Drug prescribed for depression could lower the risk of dementia

Lithium – a drug usually prescribed for conditions such as bipolar disorder and depression – may lower the risk of developing dementia, a new study suggests.

Researchers say the findings support the possibility that lithium could be a preventative treatment for dementia, and could be tested in clinical trials.

While previous studies have proposed lithium as a potential treatment for those diagnosed with dementia or early cognitive impairment, it is unclear whether it can delay or prevent the development of the condition as these studies have been limited in size.

Dementia is one of the leading causes of death in elderly people across western populations, and there is currently no preventative treatment available.

It is thought more than 55 million people worldwide have dementia, with Alzheimer’s disease being the most common form.

‘The number of people with dementia continues to grow, which puts huge pressure on healthcare systems,’ said Shanquan Chen from the University of Cambridge’s department of psychiatry, who is the study’s author.

‘It’s been estimated that delaying the onset of dementia by just five years could reduce its prevalence and economic impact by as much as 40%,’ said Chen.

The researchers, from the University of Cambridge, conducted an analysis of the health records of nearly 30,000 patients over the age of 50 from the Cambridgeshire and Peterborough NHS Foundation Trust.

According to the study, the patients who received lithium were less likely to develop dementia than those who did not, although the overall number of patients who received lithium was small.

Lithium is a mood stabiliser usually prescribed for conditions such as bipolar affective disorder and depression.

‘Bipolar disorder and depression are considered to put people at increased risk of dementia, so we had to make sure to account for this in our analysis,’ said Chen.

Researchers analysed data from patients who accessed mental health services from Cambridgeshire and Peterborough NHS Foundation Trust between 2005 and 2019.

The patients received at least a one-year follow-up appointment and had not been previously diagnosed with either mild cognitive impairment or dementia.

Of the 29,618 patients, 548 patients had been treated with lithium. Their average age was just under 74 years with around 40% of patients being male.

For the group that had received lithium, 53 or 9.7% were diagnosed with dementia. In the group that had not received lithium, 3,244 or 11.2%, were diagnosed with dementia, researchers found.

But since the overall number of patients receiving lithium was small and this was an observational study, researchers feel the need for larger clinical trials to establish lithium as a potential treatment for dementia.

Another limitation of the study was the number of patients who had been diagnosed with bipolar disorder, which is normally associated with an increased risk of dementia. The findings were published in the PLoS Medicine journal.

‘We expected to find that patients with bipolar disorder were more likely to develop dementia, since that is the most common reason to be prescribed lithium, but our analysis suggested the opposite,’ said Chen.

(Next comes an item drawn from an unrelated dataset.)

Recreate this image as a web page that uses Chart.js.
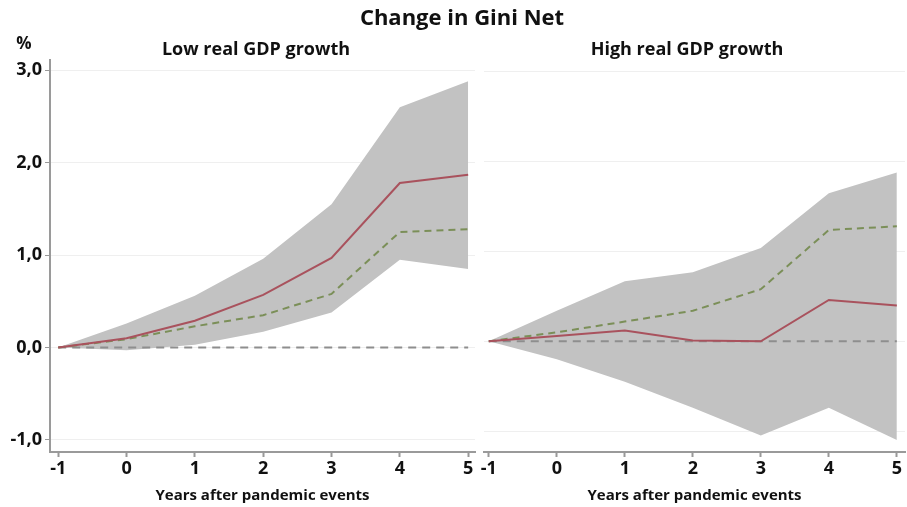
<!DOCTYPE html>
<html>
<head>
<meta charset="utf-8">
<script src="https://cdn.jsdelivr.net/npm/chart.js@4.4.1/dist/chart.umd.min.js"></script>
<style>
  html, body { margin: 0; padding: 0; background: #fff; }
  #wrap { position: relative; width: 907px; height: 507px; overflow: hidden; font-family: "Open Sans", sans-serif; color: #111; }
  .txt { position: absolute; font-weight: bold; white-space: nowrap; transform: translateX(-50%); line-height: 1; }
  #cL { position: absolute; left: 0; top: 0; }
  #cR { position: absolute; left: 478px; top: 0; }
</style>
</head>
<body>
<div id="wrap">
  <canvas id="cL" width="480" height="507"></canvas>
  <canvas id="cR" width="429" height="507"></canvas>
  <div class="txt" style="left:462px; top:5px; font-size:22px;">Change in Gini Net</div>
  <div class="txt" style="left:24px; top:34px; font-size:17px;">%</div>
  <div class="txt" style="left:256px; top:39px; font-size:18px;">Low real GDP growth</div>
  <div class="txt" style="left:687px; top:39px; font-size:18px;">High real GDP growth</div>
</div>
<script>
// Years relative to the pandemic event
const years = [-1, 0, 1, 2, 3, 4, 5];
const yTickValues = [-1, 0, 1, 2, 3];
const yTickLabels = ["-1,0", "0,0", "1,0", "2,0", "3,0"];

// Low real GDP growth
const lowEstimate = [0, 0.10, 0.29, 0.57, 0.97, 1.78, 1.87];
const lowBaseline = [0, 0.09, 0.23, 0.35, 0.58, 1.25, 1.28];
const lowUpper    = [0, 0.26, 0.56, 0.96, 1.55, 2.60, 2.88];
const lowLower    = [0, -0.03, 0.03, 0.17, 0.38, 0.95, 0.85];

// High real GDP growth
const highEstimate = [0, 0.06, 0.12, 0.01, 0.00, 0.46, 0.40];
const highBaseline = [0, 0.10, 0.22, 0.34, 0.58, 1.24, 1.28];
const highUpper    = [0, 0.34, 0.67, 0.77, 1.04, 1.65, 1.88];
const highLower    = [0, -0.20, -0.45, -0.74, -1.05, -0.74, -1.10];

const zeroLine = years.map(() => 0);

const pts = arr => years.map((x, i) => ({ x: x, y: arr[i] }));

function datasets(est, base, up, lo) {
  return [
    { data: pts(up), borderWidth: 0, pointRadius: 0, fill: '+1', backgroundColor: '#c2c2c2', order: 4 },
    { data: pts(lo), borderWidth: 0, pointRadius: 0, fill: false, order: 4 },
    { data: pts(zeroLine), borderColor: '#8e8e8e', borderWidth: 2, borderDash: [8, 6], pointRadius: 0, fill: false, order: 3 },
    { data: pts(base), borderColor: '#7b8f58', borderWidth: 2, borderDash: [7, 5], pointRadius: 0, fill: false, order: 2 },
    { data: pts(est), borderColor: '#a9525d', borderWidth: 2, pointRadius: 0, fill: false, order: 1 }
  ];
}

const tickFont = { family: "'Open Sans', sans-serif", size: 18, weight: 'bold' };

function xScale(min, max) {
  return {
    type: 'linear', min: min, max: max,
    afterBuildTicks: s => { s.ticks = years.map(v => ({ value: v })); },
    afterFit: s => { s.height = 55; },
    grid: { drawOnChartArea: false, drawTicks: true, tickLength: 5, tickColor: '#999', tickWidth: 2 },
    border: { display: true, color: '#9a9a9a', width: 2 },
    ticks: { color: '#111', font: tickFont, padding: 1, maxRotation: 0, autoSkip: false, callback: v => String(v) },
    title: { display: true, text: 'Years after pandemic events', color: '#111',
             font: { family: "'Open Sans', sans-serif", size: 15, weight: 'bold' }, padding: { top: 2, bottom: 2 } }
  };
}

const common = {
  responsive: false,
  animation: false,
  events: [],
  plugins: { legend: { display: false }, tooltip: { enabled: false }, title: { display: false } },
  elements: { line: { tension: 0 } }
};

new Chart(document.getElementById('cL'), {
  type: 'line',
  data: { datasets: datasets(lowEstimate, lowBaseline, lowUpper, lowLower) },
  options: Object.assign({}, common, {
    layout: { padding: { top: 60, right: 5, bottom: 0, left: 0 } },
    scales: {
      x: xScale(-1.12, 5.1),
      y: {
        min: -1.13, max: 3.11,
        afterBuildTicks: s => { s.ticks = yTickValues.map(v => ({ value: v })); },
        afterFit: s => { s.width = 50; },
        grid: { color: '#efefef', lineWidth: 1, drawTicks: true, tickLength: 5, tickColor: '#999', tickWidth: 1 },
        border: { display: true, color: '#9a9a9a', width: 2 },
        ticks: { color: '#111', font: tickFont, padding: 3,
                 callback: v => yTickLabels[yTickValues.indexOf(v)] }
      }
    }
  })
});

new Chart(document.getElementById('cR'), {
  type: 'line',
  data: { datasets: datasets(highEstimate, highBaseline, highUpper, highLower) },
  options: Object.assign({}, common, {
    layout: { padding: { top: 60, right: 2, bottom: 0, left: 0 } },
    scales: {
      x: xScale(-1.07, 5.12),
      y: {
        min: -1.233, max: 3.133,
        afterBuildTicks: s => { s.ticks = yTickValues.map(v => ({ value: v })); },
        afterFit: s => { s.width = 6; },
        grid: { color: '#efefef', lineWidth: 1, drawTicks: false },
        border: { display: false },
        ticks: { display: false }
      }
    }
  })
});
</script>
</body>
</html>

‘It’s far too early to say for sure, but it’s possible that lithium might reduce the risk of dementia in people with bipolar disorder,’ he said.

Dr Sara Imarisio, head of research at Alzheimer’s Research UK, said: ‘Alzheimer’s Research UK are now funding science at the University of Newcastle to see whether lithium could be a future treatment for Alzheimer’s disease using a new brain imaging technique.

‘This project will help lay the groundwork for careful clinical trials, which are ultimately the only way to know if lithium could be an effective treatment for people with Alzheimer’s.’

There is a desperate need for new dementia treatments and where there is evidence that an existing, widely used, relatively safe and inexpensive drug could help, it is vital that researchers follow up on this as quickly as possible,’ she added.

In separate research, published in Alzheimer’s and Dementia: The Journal of the Alzheimer’s Association, researchers found extended napping in elderly people may signal dementia.

Researchers from UC San Francisco (UCSF) and Harvard Medical School together with Brigham and Women’s Hospital, also found that once dementia or mild cognitive impairment was diagnosed, they also started napping more, and for longer.

They suggest their findings depart from the theory that daytime napping in older people only compensates for poor night-time sleep. Instead, it points to work by other UCSF researchers suggesting dementia may affect the key areas of the brain related to sleep.

‘I don’t think we have enough evidence to draw conclusions about a causal relationship, that it’s the napping itself that caused cognitive ageing, but excessive daytime napping might be a signal of accelerated ageing or cognitive ageing process,’ said the study’s co-senior author Yue Leng.